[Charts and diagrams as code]
──────

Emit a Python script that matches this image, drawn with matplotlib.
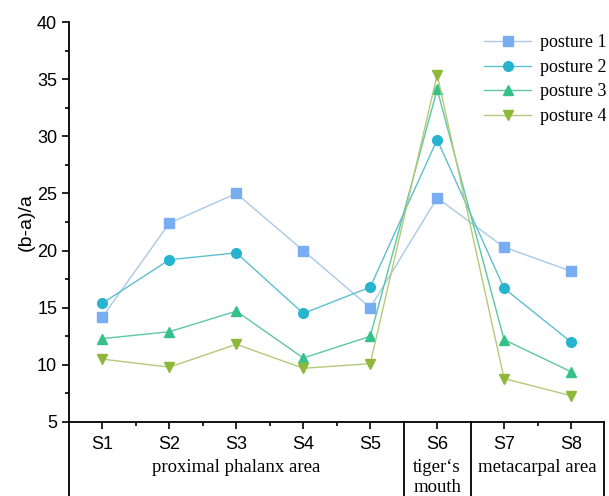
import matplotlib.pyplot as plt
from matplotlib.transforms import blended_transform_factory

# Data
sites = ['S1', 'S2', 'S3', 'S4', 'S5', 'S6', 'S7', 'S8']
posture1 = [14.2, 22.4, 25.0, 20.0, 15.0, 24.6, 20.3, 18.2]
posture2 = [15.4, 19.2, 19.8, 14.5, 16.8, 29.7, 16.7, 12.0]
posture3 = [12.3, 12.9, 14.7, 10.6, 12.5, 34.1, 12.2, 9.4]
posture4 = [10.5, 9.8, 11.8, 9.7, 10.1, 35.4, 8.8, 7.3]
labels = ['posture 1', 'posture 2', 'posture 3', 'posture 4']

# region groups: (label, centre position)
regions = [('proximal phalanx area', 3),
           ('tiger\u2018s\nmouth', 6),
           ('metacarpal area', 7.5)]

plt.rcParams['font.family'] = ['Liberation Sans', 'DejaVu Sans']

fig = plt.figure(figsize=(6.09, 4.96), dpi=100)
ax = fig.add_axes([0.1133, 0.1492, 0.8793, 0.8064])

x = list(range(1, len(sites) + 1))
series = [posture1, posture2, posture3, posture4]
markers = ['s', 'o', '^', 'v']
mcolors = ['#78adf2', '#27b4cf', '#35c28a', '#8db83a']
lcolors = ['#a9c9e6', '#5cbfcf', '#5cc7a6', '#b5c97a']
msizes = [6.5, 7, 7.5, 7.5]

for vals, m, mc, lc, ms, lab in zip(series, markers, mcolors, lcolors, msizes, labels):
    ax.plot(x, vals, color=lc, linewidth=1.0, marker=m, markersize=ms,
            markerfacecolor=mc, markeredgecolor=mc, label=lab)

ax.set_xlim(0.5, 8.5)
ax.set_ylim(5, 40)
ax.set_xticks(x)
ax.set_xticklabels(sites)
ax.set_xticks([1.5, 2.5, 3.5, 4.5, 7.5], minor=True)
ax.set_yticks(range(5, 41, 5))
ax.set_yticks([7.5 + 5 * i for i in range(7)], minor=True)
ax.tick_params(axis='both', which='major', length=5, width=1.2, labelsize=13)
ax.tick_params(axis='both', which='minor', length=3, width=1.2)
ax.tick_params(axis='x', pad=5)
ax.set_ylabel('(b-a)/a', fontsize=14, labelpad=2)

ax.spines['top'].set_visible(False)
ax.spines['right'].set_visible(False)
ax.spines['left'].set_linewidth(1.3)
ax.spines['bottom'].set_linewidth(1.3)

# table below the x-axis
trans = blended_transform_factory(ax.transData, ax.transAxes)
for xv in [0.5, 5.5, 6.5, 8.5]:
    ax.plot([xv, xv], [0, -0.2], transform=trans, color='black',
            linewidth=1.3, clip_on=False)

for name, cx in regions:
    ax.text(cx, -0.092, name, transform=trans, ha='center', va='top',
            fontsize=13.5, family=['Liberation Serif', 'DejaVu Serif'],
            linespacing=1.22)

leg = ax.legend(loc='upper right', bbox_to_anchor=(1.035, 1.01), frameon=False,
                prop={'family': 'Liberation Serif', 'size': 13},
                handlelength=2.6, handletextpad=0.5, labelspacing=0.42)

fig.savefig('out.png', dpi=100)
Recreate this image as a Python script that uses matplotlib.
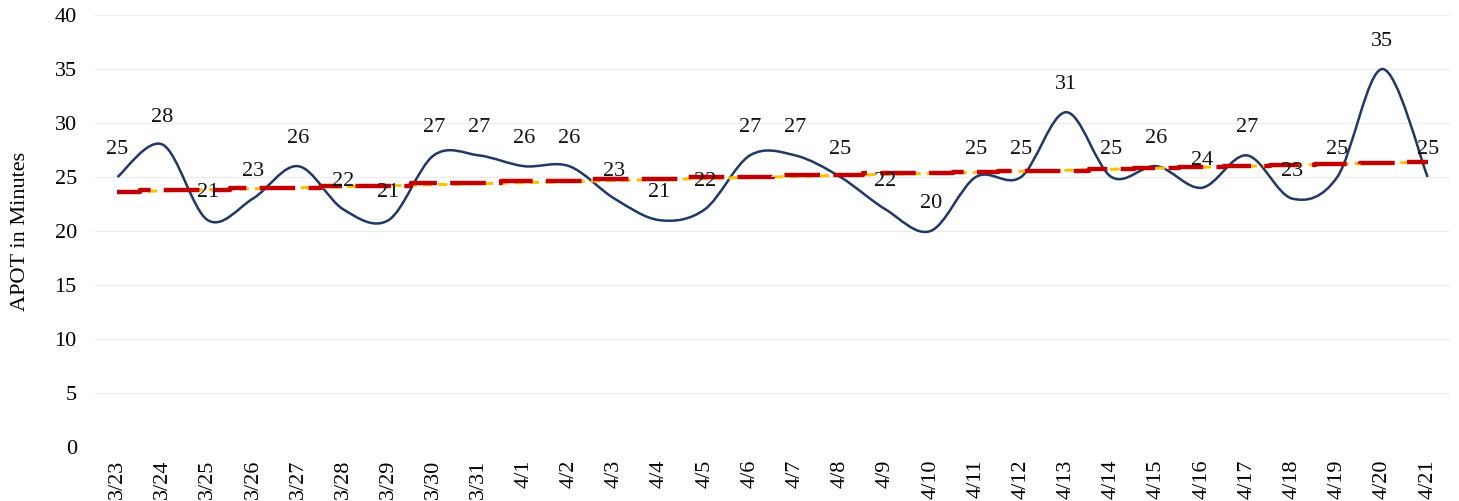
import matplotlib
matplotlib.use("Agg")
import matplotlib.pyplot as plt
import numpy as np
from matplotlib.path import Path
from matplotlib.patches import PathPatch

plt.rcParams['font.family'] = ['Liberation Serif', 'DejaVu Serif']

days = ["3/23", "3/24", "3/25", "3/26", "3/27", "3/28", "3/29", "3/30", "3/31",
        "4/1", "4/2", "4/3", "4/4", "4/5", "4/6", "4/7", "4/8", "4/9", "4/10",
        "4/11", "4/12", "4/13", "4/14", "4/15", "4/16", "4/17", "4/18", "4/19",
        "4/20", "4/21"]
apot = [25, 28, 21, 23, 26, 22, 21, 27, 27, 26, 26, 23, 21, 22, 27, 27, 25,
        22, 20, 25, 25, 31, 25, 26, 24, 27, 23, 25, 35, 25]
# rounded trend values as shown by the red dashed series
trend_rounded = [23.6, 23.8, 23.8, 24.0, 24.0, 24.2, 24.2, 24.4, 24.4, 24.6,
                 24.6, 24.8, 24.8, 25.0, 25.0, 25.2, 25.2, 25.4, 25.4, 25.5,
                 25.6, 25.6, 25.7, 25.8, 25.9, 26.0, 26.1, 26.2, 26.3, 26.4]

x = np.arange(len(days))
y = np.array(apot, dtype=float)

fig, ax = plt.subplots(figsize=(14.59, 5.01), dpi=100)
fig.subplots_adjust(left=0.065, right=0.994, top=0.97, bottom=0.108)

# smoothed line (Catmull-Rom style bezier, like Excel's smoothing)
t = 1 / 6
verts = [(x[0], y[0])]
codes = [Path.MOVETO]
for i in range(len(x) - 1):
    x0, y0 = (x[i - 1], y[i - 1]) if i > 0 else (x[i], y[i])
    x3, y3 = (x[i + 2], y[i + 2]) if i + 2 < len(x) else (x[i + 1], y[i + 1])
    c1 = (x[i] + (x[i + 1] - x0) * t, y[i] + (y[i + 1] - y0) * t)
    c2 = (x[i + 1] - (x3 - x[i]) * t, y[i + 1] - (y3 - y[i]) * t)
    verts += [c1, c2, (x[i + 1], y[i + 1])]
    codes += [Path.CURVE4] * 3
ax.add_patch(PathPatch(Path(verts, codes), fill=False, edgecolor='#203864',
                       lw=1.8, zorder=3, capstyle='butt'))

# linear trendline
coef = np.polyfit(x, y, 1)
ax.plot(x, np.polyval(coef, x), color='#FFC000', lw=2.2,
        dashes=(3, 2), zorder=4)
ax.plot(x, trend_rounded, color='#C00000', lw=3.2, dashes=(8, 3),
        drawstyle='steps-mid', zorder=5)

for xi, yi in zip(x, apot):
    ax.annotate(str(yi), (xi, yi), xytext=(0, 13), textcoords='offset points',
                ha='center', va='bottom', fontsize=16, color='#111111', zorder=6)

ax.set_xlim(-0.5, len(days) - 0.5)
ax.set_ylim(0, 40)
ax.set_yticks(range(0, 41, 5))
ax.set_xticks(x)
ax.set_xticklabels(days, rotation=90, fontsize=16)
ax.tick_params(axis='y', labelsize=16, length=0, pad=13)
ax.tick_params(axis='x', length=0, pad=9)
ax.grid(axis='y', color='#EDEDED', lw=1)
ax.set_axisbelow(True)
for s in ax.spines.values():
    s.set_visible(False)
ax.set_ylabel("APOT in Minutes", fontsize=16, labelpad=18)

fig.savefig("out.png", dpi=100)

──────

WORK INSTRUCTIONS →
Retype all entries exactly as they appear, dropping the images.

EXERCISE OUTPUT →
Emit a Python script that matches this image, drawn with matplotlib.
import matplotlib.pyplot as plt
from matplotlib.transforms import blended_transform_factory

# Data
sites = ['S1', 'S2', 'S3', 'S4', 'S5', 'S6', 'S7', 'S8']
posture1 = [14.2, 22.4, 25.0, 20.0, 15.0, 24.6, 20.3, 18.2]
posture2 = [15.4, 19.2, 19.8, 14.5, 16.8, 29.7, 16.7, 12.0]
posture3 = [12.3, 12.9, 14.7, 10.6, 12.5, 34.1, 12.2, 9.4]
posture4 = [10.5, 9.8, 11.8, 9.7, 10.1, 35.4, 8.8, 7.3]
labels = ['posture 1', 'posture 2', 'posture 3', 'posture 4']

# region groups: (label, centre position)
regions = [('proximal phalanx area', 3),
           ('tiger\u2018s\nmouth', 6),
           ('metacarpal area', 7.5)]

plt.rcParams['font.family'] = ['Liberation Sans', 'DejaVu Sans']

fig = plt.figure(figsize=(6.09, 4.96), dpi=100)
ax = fig.add_axes([0.1133, 0.1492, 0.8793, 0.8064])

x = list(range(1, len(sites) + 1))
series = [posture1, posture2, posture3, posture4]
markers = ['s', 'o', '^', 'v']
mcolors = ['#78adf2', '#27b4cf', '#35c28a', '#8db83a']
lcolors = ['#a9c9e6', '#5cbfcf', '#5cc7a6', '#b5c97a']
msizes = [6.5, 7, 7.5, 7.5]

for vals, m, mc, lc, ms, lab in zip(series, markers, mcolors, lcolors, msizes, labels):
    ax.plot(x, vals, color=lc, linewidth=1.0, marker=m, markersize=ms,
            markerfacecolor=mc, markeredgecolor=mc, label=lab)

ax.set_xlim(0.5, 8.5)
ax.set_ylim(5, 40)
ax.set_xticks(x)
ax.set_xticklabels(sites)
ax.set_xticks([1.5, 2.5, 3.5, 4.5, 7.5], minor=True)
ax.set_yticks(range(5, 41, 5))
ax.set_yticks([7.5 + 5 * i for i in range(7)], minor=True)
ax.tick_params(axis='both', which='major', length=5, width=1.2, labelsize=13)
ax.tick_params(axis='both', which='minor', length=3, width=1.2)
ax.tick_params(axis='x', pad=5)
ax.set_ylabel('(b-a)/a', fontsize=14, labelpad=2)

ax.spines['top'].set_visible(False)
ax.spines['right'].set_visible(False)
ax.spines['left'].set_linewidth(1.3)
ax.spines['bottom'].set_linewidth(1.3)

# table below the x-axis
trans = blended_transform_factory(ax.transData, ax.transAxes)
for xv in [0.5, 5.5, 6.5, 8.5]:
    ax.plot([xv, xv], [0, -0.2], transform=trans, color='black',
            linewidth=1.3, clip_on=False)

for name, cx in regions:
    ax.text(cx, -0.092, name, transform=trans, ha='center', va='top',
            fontsize=13.5, family=['Liberation Serif', 'DejaVu Serif'],
            linespacing=1.22)

leg = ax.legend(loc='upper right', bbox_to_anchor=(1.035, 1.01), frameon=False,
                prop={'family': 'Liberation Serif', 'size': 13},
                handlelength=2.6, handletextpad=0.5, labelspacing=0.42)

fig.savefig('out.png', dpi=100)
Recreate this image as a Python script that uses matplotlib.
import matplotlib
matplotlib.use("Agg")
import matplotlib.pyplot as plt
import numpy as np
from matplotlib.path import Path
from matplotlib.patches import PathPatch

plt.rcParams['font.family'] = ['Liberation Serif', 'DejaVu Serif']

days = ["3/23", "3/24", "3/25", "3/26", "3/27", "3/28", "3/29", "3/30", "3/31",
        "4/1", "4/2", "4/3", "4/4", "4/5", "4/6", "4/7", "4/8", "4/9", "4/10",
        "4/11", "4/12", "4/13", "4/14", "4/15", "4/16", "4/17", "4/18", "4/19",
        "4/20", "4/21"]
apot = [25, 28, 21, 23, 26, 22, 21, 27, 27, 26, 26, 23, 21, 22, 27, 27, 25,
        22, 20, 25, 25, 31, 25, 26, 24, 27, 23, 25, 35, 25]
# rounded trend values as shown by the red dashed series
trend_rounded = [23.6, 23.8, 23.8, 24.0, 24.0, 24.2, 24.2, 24.4, 24.4, 24.6,
                 24.6, 24.8, 24.8, 25.0, 25.0, 25.2, 25.2, 25.4, 25.4, 25.5,
                 25.6, 25.6, 25.7, 25.8, 25.9, 26.0, 26.1, 26.2, 26.3, 26.4]

x = np.arange(len(days))
y = np.array(apot, dtype=float)

fig, ax = plt.subplots(figsize=(14.59, 5.01), dpi=100)
fig.subplots_adjust(left=0.065, right=0.994, top=0.97, bottom=0.108)

# smoothed line (Catmull-Rom style bezier, like Excel's smoothing)
t = 1 / 6
verts = [(x[0], y[0])]
codes = [Path.MOVETO]
for i in range(len(x) - 1):
    x0, y0 = (x[i - 1], y[i - 1]) if i > 0 else (x[i], y[i])
    x3, y3 = (x[i + 2], y[i + 2]) if i + 2 < len(x) else (x[i + 1], y[i + 1])
    c1 = (x[i] + (x[i + 1] - x0) * t, y[i] + (y[i + 1] - y0) * t)
    c2 = (x[i + 1] - (x3 - x[i]) * t, y[i + 1] - (y3 - y[i]) * t)
    verts += [c1, c2, (x[i + 1], y[i + 1])]
    codes += [Path.CURVE4] * 3
ax.add_patch(PathPatch(Path(verts, codes), fill=False, edgecolor='#203864',
                       lw=1.8, zorder=3, capstyle='butt'))

# linear trendline
coef = np.polyfit(x, y, 1)
ax.plot(x, np.polyval(coef, x), color='#FFC000', lw=2.2,
        dashes=(3, 2), zorder=4)
ax.plot(x, trend_rounded, color='#C00000', lw=3.2, dashes=(8, 3),
        drawstyle='steps-mid', zorder=5)

for xi, yi in zip(x, apot):
    ax.annotate(str(yi), (xi, yi), xytext=(0, 13), textcoords='offset points',
                ha='center', va='bottom', fontsize=16, color='#111111', zorder=6)

ax.set_xlim(-0.5, len(days) - 0.5)
ax.set_ylim(0, 40)
ax.set_yticks(range(0, 41, 5))
ax.set_xticks(x)
ax.set_xticklabels(days, rotation=90, fontsize=16)
ax.tick_params(axis='y', labelsize=16, length=0, pad=13)
ax.tick_params(axis='x', length=0, pad=9)
ax.grid(axis='y', color='#EDEDED', lw=1)
ax.set_axisbelow(True)
for s in ax.spines.values():
    s.set_visible(False)
ax.set_ylabel("APOT in Minutes", fontsize=16, labelpad=18)

fig.savefig("out.png", dpi=100)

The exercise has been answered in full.